Chiral Cavity Quantum Electrodynamics
- URL: http://arxiv.org/abs/2109.06033v1
- Date: Thu, 9 Sep 2021 22:26:36 GMT
- Title: Chiral Cavity Quantum Electrodynamics
- Authors: John Clai Owens, Margaret G. Panetta, Brendan Saxberg, Gabrielle
Roberts, Srivatsan Chakram, Ruichao Ma, Andrei Vrajitoarea, Jonathan Simon,
and David Schuster
- Abstract summary: We explore for the first time cavity quantum electrodynamics of a transmon qubit in the topological vacuum of a Harper-Hofstadter topological lattice.

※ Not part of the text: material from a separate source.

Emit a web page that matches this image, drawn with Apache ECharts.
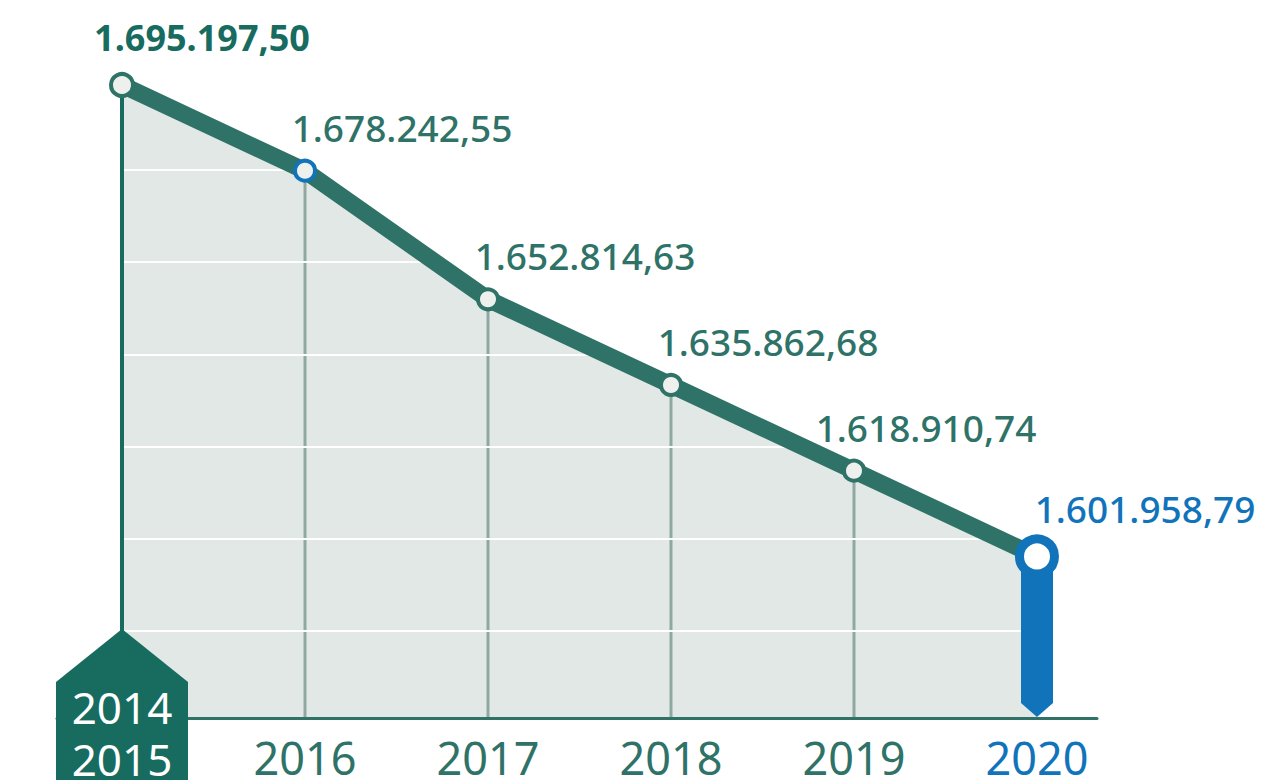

We spectroscopically resolve the individual bulk and edge modes of this lattice, detect vacuum-stimulated Rabi oscillations between the excited transmon and each mode, and thereby measure the synthetic-vacuum-induced Lamb shift of the transmon.
- Score: 0.0
- License: http://arxiv.org/licenses/nonexclusive-distrib/1.0/
- Abstract: Cavity quantum electrodynamics, which explores the granularity of light by
coupling a resonator to a nonlinear emitter, has played a foundational role in
the development of modern quantum information science and technology. In
parallel, the field of condensed matter physics has been revolutionized by the
discovery of underlying topological robustness in the face of disorder, often
arising from the breaking of time-reversal symmetry, as in the case of the
quantum Hall effect. In this work, we explore for the first time cavity quantum
electrodynamics of a transmon qubit in the topological vacuum of a
Harper-Hofstadter topological lattice. To achieve this, we assemble a square
lattice of niobium superconducting resonators and break time-reversal symmetry
by introducing ferrimagnets before coupling the system to a single transmon
qubit. We spectroscopically resolve the individual bulk and edge modes of this
lattice, detect vacuum-stimulated Rabi oscillations between the excited
transmon and each mode, and thereby measure the synthetic-vacuum-induced Lamb
shift of the transmon. Finally, we demonstrate the ability to employ the
transmon to count individual photons within each mode of the topological band
structure. This work opens the field of chiral quantum optics experiment,
suggesting new routes to topological many-body physics and offering unique
approaches to backscatter-resilient quantum communication.